Thursday, November 29, 2018

Study highlights discrepancy in hospital rankings


Nov. 29, 2018
Dive Brief:
  • retrospective study in JAMA Cardiology suggests online hospital rankings may not be reliable in helping people choose where they get care.
  • Researchers from Harvard Medical School and affiliated hospitals reviewed U.S. News & World Report's 2017-2108 rankings on cardiology and heart surgery at 3,552 U.S. hospitals and compared them with nonranked hospitals. The main outcomes studied were 30-day risk-standardized mortality and readmission for acute myocardial infarction, heart failure and coronary artery bypass grafting. They also looked at patient satisfaction.
  • While top-ranked hospitals outperformed nonranked hospitals on 30-day mortality for all three conditions, 30-day readmission rates were similar for AMI and CABG and were actually higher for heart failure. On patient satisfaction, top-ranked hospitals did better than their nonranked peers. 
Dive Insight:
Rankings by third-party organizations such as U.S. News are important as more patients shop around for healthcare, but they can also be misleading or draw unfair comparisons. Last year, the American Hospital Association urged CMS Administrator Seema Verma to suspend the agency's star rating system on grounds that it oversimplifies data and penalizes hospitals with higher volumes of low-income patients. 
U.S. News regularly tweaks its rankings in an effort to better reflect performance. For example, its 2018-19 best hospitals rankings included Medicare claims containing ICD-10 codes, which replaced ICD-9 a year ago. In its specialty rankings, it stopped factoring transfer patients into the receiving hospital's risk-adjusted mortality rate, and no longer bases those rates on a one-to-10 survival score. 
During the magazine's Healthcare of Tomorrow conference in Washington, D.C., earlier this month, Ben Harder, chief of health analysis for U.S. News, described some upcoming changes to the annual list.
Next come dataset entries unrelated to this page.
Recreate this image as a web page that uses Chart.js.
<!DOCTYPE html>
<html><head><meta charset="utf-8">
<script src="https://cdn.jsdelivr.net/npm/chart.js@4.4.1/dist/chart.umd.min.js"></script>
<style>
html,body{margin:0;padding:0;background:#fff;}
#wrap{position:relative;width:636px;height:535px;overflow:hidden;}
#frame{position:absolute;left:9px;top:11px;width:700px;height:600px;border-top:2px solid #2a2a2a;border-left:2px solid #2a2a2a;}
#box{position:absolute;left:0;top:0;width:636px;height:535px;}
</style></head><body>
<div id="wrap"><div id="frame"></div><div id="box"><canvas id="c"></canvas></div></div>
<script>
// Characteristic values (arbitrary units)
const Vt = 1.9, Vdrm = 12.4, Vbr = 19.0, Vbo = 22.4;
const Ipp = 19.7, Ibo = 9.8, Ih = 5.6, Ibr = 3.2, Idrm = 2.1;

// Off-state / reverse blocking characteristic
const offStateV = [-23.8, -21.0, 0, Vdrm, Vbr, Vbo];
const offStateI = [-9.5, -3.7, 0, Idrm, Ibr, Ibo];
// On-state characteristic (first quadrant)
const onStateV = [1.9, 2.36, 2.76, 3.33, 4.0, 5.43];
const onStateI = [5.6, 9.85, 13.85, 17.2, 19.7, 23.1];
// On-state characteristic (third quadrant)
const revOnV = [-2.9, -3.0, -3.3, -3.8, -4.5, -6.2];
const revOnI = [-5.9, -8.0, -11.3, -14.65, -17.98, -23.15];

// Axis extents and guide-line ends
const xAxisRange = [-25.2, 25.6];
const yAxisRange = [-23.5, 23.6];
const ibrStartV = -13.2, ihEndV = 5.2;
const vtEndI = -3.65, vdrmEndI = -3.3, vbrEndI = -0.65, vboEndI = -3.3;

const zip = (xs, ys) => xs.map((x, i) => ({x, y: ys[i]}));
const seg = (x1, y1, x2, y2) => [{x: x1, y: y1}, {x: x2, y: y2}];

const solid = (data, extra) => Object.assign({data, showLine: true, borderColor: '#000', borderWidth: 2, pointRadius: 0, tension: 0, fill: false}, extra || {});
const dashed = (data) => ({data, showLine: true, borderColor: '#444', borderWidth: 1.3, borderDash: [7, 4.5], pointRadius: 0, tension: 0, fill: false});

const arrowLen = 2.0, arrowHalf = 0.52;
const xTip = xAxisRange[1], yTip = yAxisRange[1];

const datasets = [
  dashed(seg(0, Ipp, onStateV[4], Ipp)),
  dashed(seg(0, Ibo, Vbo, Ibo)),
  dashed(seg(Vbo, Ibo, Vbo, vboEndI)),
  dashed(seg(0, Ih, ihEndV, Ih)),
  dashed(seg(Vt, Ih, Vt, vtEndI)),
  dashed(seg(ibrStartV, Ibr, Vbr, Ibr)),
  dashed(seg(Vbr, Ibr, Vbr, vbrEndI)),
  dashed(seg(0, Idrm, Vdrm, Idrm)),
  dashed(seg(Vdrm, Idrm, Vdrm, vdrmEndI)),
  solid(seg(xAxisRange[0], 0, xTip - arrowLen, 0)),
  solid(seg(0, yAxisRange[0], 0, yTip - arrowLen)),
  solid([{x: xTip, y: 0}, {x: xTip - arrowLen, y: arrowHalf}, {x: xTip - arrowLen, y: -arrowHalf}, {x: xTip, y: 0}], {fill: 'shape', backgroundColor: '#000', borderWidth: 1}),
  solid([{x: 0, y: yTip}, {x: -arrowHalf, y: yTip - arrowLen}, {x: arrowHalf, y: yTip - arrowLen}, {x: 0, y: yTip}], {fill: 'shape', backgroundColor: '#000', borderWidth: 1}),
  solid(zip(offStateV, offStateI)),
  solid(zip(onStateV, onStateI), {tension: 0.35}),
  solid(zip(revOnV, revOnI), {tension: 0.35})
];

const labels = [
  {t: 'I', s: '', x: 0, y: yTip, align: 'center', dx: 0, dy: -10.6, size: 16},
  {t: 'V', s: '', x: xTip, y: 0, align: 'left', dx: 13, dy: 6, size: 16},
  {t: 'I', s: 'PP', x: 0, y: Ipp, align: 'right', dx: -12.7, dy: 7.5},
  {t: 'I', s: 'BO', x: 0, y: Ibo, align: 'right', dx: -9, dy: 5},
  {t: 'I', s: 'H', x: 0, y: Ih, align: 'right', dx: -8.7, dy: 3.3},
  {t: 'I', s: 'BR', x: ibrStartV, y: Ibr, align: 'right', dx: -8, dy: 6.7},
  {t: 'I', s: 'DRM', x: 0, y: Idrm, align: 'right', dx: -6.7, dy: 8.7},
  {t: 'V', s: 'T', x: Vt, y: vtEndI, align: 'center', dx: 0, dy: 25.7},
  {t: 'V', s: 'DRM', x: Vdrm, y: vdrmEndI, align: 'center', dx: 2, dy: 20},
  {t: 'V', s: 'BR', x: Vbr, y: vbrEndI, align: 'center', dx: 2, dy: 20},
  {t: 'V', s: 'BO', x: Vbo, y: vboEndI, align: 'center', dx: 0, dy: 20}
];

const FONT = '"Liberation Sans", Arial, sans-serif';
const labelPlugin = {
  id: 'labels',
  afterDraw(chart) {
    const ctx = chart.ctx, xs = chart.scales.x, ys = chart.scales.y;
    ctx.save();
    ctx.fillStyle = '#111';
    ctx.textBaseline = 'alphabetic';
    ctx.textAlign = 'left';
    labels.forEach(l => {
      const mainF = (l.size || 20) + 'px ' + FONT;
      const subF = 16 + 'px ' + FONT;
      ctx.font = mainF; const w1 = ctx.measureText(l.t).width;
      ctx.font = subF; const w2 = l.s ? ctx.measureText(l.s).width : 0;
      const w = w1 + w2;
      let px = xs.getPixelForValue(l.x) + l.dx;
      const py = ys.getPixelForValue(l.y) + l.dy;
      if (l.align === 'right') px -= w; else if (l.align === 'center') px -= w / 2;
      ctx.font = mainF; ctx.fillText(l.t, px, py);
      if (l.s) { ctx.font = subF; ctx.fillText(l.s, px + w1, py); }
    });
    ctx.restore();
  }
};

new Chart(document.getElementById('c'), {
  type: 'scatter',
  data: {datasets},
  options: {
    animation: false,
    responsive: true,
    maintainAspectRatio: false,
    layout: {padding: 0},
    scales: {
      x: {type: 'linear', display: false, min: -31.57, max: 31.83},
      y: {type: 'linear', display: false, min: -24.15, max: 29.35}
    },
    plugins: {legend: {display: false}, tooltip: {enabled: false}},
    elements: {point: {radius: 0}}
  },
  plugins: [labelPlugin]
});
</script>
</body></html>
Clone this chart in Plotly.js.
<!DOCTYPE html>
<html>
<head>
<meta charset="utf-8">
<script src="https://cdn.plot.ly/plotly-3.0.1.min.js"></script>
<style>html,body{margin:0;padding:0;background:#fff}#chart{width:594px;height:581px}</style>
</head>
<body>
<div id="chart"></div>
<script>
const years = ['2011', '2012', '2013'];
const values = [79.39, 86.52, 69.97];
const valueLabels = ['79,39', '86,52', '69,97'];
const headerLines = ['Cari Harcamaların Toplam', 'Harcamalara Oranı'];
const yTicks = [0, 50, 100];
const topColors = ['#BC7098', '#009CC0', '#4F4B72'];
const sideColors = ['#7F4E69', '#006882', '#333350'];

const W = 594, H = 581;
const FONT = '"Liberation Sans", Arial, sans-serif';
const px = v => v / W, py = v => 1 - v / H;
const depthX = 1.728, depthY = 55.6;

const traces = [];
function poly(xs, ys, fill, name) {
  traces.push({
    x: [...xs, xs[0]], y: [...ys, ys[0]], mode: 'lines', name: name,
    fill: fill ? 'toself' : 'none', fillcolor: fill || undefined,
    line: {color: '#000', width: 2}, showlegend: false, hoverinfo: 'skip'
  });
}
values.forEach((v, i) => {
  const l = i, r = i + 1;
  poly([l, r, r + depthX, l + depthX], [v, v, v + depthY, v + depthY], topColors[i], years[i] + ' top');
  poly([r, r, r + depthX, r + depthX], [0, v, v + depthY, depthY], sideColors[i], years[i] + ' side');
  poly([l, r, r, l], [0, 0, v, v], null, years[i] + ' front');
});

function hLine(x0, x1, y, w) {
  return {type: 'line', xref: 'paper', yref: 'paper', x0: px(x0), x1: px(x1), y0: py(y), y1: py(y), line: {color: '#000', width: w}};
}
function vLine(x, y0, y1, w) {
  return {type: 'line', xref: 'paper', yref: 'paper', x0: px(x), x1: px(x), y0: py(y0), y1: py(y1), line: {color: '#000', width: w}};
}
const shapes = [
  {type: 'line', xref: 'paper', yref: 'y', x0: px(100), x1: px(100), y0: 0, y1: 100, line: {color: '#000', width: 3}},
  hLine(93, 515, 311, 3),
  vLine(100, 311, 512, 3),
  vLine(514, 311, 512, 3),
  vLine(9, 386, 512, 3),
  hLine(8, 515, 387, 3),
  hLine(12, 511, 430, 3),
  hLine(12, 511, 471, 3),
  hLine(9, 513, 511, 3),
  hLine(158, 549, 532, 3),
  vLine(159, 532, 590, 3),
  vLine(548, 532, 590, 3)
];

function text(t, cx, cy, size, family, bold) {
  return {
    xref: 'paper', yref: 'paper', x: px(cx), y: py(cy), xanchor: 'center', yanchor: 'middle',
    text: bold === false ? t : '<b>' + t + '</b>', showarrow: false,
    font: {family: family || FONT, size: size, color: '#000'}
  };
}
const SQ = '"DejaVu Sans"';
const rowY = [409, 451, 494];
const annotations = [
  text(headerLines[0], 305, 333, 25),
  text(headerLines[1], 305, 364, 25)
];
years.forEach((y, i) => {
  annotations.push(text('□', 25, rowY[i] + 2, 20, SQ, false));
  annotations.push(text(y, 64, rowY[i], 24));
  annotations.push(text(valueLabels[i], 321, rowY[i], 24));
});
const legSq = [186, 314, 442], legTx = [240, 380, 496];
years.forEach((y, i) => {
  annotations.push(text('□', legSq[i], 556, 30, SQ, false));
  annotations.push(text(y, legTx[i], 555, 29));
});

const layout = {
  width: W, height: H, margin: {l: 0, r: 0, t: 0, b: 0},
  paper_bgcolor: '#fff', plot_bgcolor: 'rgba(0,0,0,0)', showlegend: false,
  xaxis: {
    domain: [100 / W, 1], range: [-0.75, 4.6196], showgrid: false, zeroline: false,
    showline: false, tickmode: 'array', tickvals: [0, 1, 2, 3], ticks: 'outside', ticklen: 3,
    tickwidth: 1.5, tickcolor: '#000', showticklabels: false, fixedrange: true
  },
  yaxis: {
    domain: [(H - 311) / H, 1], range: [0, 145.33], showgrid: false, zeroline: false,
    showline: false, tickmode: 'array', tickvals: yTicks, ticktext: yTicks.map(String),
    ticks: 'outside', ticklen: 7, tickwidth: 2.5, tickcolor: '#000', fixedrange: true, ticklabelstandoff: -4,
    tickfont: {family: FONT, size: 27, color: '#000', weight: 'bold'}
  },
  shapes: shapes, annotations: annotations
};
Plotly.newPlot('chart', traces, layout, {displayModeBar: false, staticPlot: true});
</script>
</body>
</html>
Among them is replacing patient safety indicators in specialty rankings with HCAHPS surveys. 
The news outlet is also considering including the likelihood a discharged patient will be sent to a skilled nursing facility or other institutional setting rather than going home, and the likelihood of a prolonged stay in such a facility.
In the new analysis, 30-day mortality rates for AMI were 11.9% at top-ranked hospitals, compared with 13.2% at nonranked hospitals. For heart failure and CABG, top-ranked hospitals also bested the nonranked group — 9.5% versus 11.9% and 2.3% versus 3.3%, respectively.
But 30-day readmissions were a different story. Top-ranked and nonranked hospitals performed about the same on AMI (16.7% versus 16.5%) and CABG (14.1% versus 13.7%), but the top-ranked group had higher readmissions for heart failure (21% versus 19.2%)
The apparent "disconnect" between mortality rates and readmission rates at top-ranked and nonranked hospitals raises questions about the usefulness of readmissions as a measure of quality of care, particularly for cardiovascular conditions like heart failure, the researchers warn. They note, for example, that CMS financial incentives for lowering hospital readmissions are 10 to 15 times greater than those aimed at reducing mortality. 
The study's findings may reflect those incentives.
"It is possible that top-ranked and nonranked hospitals have focused substantial resources on reducing readmissions rather than mortality rates given the financial push of the Hospital Readmission Reduction Program, which resulted in generally similar readmission rates but disparate mortality rates between these hospital groups," the researchers write.